Often considered the most prominent African American of the stage, Mr. Richards had an influence that transcended race and extended throughout the theatrical world. He was director of the Yale School of Drama and Yale Repertory Theatre and led the influential summer playwrights' conference at the Eugene O'Neill Theater Center in Waterford, Conn.
In 1959, he became the first African American to direct a play on Broadway, Lorraine Hansberry's "A Raisin in the Sun." The critical and box office hit made his one-time acting student Sidney Poitier an international star.
As a director, teacher and discoverer of talent, Mr. Richards had an illustrious cast of proteges, including playwrights John Guare, Athol Fugard, Charles Fuller, Lanford Wilson, Lee Blessing and Wendy Wasserstein.
Mr. Richards's most notable partnership, forged in the 1980s, was with August Wilson, who wrote a 10-play cycle about black life in the United States before his death last year. Wilson was a theater novice in 1982 when Mr.

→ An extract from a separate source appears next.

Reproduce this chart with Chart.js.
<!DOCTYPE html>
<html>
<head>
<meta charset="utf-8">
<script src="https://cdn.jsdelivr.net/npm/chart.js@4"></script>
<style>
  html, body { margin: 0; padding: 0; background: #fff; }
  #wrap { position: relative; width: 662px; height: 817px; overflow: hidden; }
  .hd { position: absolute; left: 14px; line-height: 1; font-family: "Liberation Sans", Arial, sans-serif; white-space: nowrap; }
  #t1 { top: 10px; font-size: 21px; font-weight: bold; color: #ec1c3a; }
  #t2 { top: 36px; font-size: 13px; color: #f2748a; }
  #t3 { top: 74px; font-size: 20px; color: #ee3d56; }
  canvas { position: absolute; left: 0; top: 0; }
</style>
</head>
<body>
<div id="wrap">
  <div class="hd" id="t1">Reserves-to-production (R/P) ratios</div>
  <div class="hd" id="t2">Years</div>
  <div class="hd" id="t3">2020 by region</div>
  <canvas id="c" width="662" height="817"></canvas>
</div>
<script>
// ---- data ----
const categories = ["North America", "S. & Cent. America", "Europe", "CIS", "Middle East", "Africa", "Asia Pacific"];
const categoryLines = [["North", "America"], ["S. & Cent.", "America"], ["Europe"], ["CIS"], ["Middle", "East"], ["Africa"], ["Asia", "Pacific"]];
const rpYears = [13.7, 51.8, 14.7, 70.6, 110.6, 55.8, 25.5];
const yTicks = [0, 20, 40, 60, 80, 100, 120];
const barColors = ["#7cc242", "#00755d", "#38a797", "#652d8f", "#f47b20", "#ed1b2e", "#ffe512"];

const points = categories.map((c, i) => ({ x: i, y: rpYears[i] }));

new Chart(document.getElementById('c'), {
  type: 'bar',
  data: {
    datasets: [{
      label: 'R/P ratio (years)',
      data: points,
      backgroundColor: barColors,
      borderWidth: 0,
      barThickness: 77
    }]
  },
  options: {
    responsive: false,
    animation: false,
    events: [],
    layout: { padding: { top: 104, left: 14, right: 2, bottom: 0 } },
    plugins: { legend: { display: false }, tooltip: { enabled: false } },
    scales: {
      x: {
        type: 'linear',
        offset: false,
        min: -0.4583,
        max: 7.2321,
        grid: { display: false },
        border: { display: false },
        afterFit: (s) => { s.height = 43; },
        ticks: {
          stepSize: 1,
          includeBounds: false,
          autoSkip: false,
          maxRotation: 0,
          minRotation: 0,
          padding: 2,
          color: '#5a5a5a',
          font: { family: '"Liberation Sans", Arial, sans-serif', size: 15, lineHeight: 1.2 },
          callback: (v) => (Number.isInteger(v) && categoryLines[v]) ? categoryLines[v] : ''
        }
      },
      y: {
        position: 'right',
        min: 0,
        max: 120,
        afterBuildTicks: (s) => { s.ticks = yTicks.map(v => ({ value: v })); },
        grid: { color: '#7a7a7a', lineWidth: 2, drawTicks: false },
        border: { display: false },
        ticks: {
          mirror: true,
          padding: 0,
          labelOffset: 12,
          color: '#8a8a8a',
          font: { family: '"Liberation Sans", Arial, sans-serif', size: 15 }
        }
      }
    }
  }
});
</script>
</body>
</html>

Richards selected his play "Ma Rainey's Black Bottom" for a reading at the playwrights' conference at the O'Neill theater.

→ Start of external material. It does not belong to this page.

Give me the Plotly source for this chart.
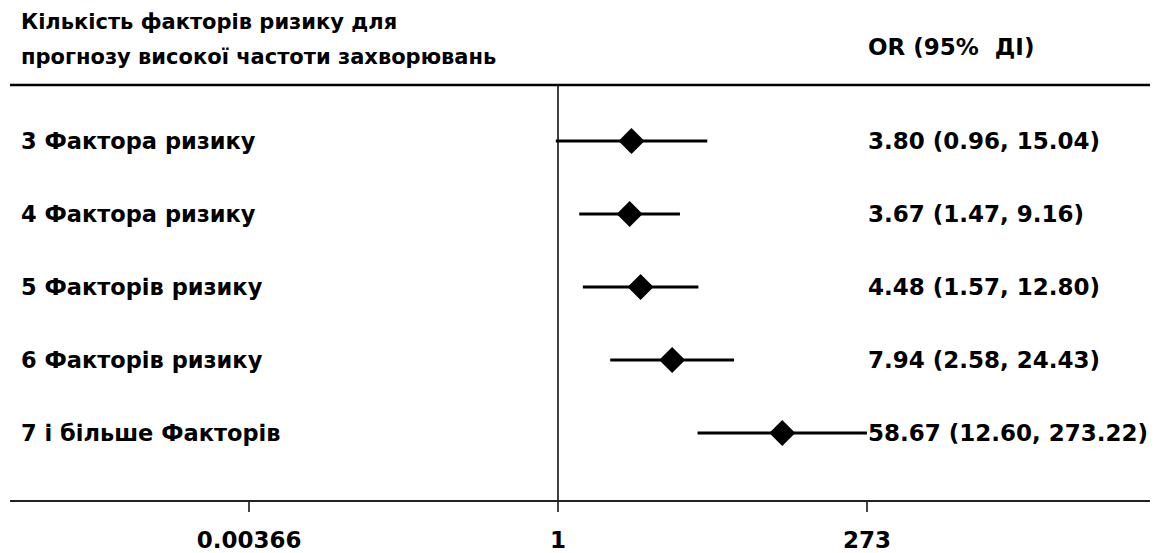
import plotly.graph_objects as go

labels = ["3 Фактора ризику", "4 Фактора ризику", "5 Факторів ризику",
          "6 Факторів ризику", "7 і більше Факторів"]
odds = [3.80, 3.67, 4.48, 7.94, 58.67]
lower = [0.96, 1.47, 1.57, 2.58, 12.60]
upper = [15.04, 9.16, 12.80, 24.43, 273.22]
rows = [5, 4, 3, 2, 1]
tick_vals = [0.00366, 1, 273]
tick_text = ["0.00366", "1", "273"]
header_left = ["Кількість факторів ризику для", "прогнозу високої частоти захворювань"]
header_right = "OR (95%  ДІ)"

FONT = "DejaVu Sans"

fig = go.Figure()
fig.add_trace(go.Scatter(
    x=odds, y=rows, mode="markers",
    marker=dict(symbol="diamond", size=20, color="black"),
    error_x=dict(type="data", symmetric=False,
                 array=[u - o for u, o in zip(upper, odds)],
                 arrayminus=[o - l for o, l in zip(odds, lower)],
                 width=0, thickness=3, color="black"),
    showlegend=False, hoverinfo="skip",
))

for lab, r in zip(labels, rows):
    fig.add_annotation(x=0.008, xref="paper", y=r, yref="y", text=f"<b>{lab}</b>",
                       showarrow=False, xanchor="left", yanchor="middle",
                       font=dict(family=FONT, size=22.5, color="black"))

for o, l, u, r in zip(odds, lower, upper, rows):
    fig.add_annotation(x=2.43, xref="x", y=r, yref="y",
                       text=f"<b>{o:.2f} ({l:.2f}, {u:.2f})</b>",
                       showarrow=False, xanchor="left", yanchor="middle",
                       font=dict(family=FONT, size=23, color="black"))

for txt, yy in zip(header_left, [1.152, 1.0675]):
    fig.add_annotation(x=0.008, xref="paper", y=yy, yref="paper",
                       text=f"<b>{txt}</b>",
                       showarrow=False, xanchor="left", yanchor="middle", align="left",
                       font=dict(family=FONT, size=21, color="black"))
fig.add_annotation(x=2.43, xref="x", y=1.0916, yref="paper",
                   text=f"<b>{header_right}</b>",
                   showarrow=False, xanchor="left", yanchor="middle",
                   font=dict(family=FONT, size=23, color="black"))

# top rule
fig.add_shape(type="line", xref="paper", yref="paper", x0=0, x1=1, y0=1, y1=1,
              line=dict(color="black", width=2.5))
# reference line at OR = 1
fig.add_shape(type="line", xref="x", yref="paper", x0=1, x1=1, y0=0, y1=1,
              line=dict(color="black", width=1.5))

fig.update_layout(
    width=1150, height=545,
    margin=dict(l=2, r=0, t=77, b=53),
    paper_bgcolor="white", plot_bgcolor="white",
    xaxis=dict(type="log", range=[-4.322, 4.732], showgrid=False, zeroline=False,
               showline=True, linecolor="#222", linewidth=2,
               ticks="outside", ticklen=10, tickwidth=1.5, tickcolor="#444",
               ticklabelstandoff=8,
               tickvals=tick_vals, ticktext=[f"<b>{t}</b>" for t in tick_text],
               tickfont=dict(family=FONT, size=23, color="black")),
    yaxis=dict(range=[0.082, 5.767], showgrid=False, zeroline=False,
               showticklabels=False, showline=False),
)

fig.write_html("out.html")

Mr. Richards, who led the summer workshop for 32 years, later premiered Wilson's play at the Yale Repertory Theatre and directed its Broadway debut in fall 1984. In the ensuing years, he directed five more of Wilson's plays, including "Fences," which earned Mr. Richards a Tony Award for best director in 1987.
He was drawn to the world of Wilson's plays, set mostly in Pittsburgh, because it reminded him of his youth in Detroit.
"I knew the people in that play," Mr. Richards told the Chicago Tribune of his first reading of "Ma Rainey's Black Bottom."
"I had lived among them; I heard their voices and the rhythms of their speech. There was such an authenticity of character; they were articulating my feeling, my thoughts. August's concerns were my own; they were about my life."
Besides "Ma Rainey" and "Fences," Mr. Richards directed Wilson's "Joe Turner's Come and Gone," "The Piano Lesson," "Two Trains Running" and "Seven Guitars." Together, they formed one of the most enduring and inspired alliances of playwright and director in U.S. theatrical history.
Wilson, who called Mr. Richards a surrogate father, said the director had an uncanny sense of when a play needed to be trimmed or filled out. Describing their working arrangement to the Los Angeles Times in 1989, Wilson said Mr. Richards told him "The Piano Lesson" had one scene too many.
"I found a scene that I thought was expendable," Wilson said. "I told him I took it out, he said, 'good,' and to this day, I don't know if we were both talking about the same scene."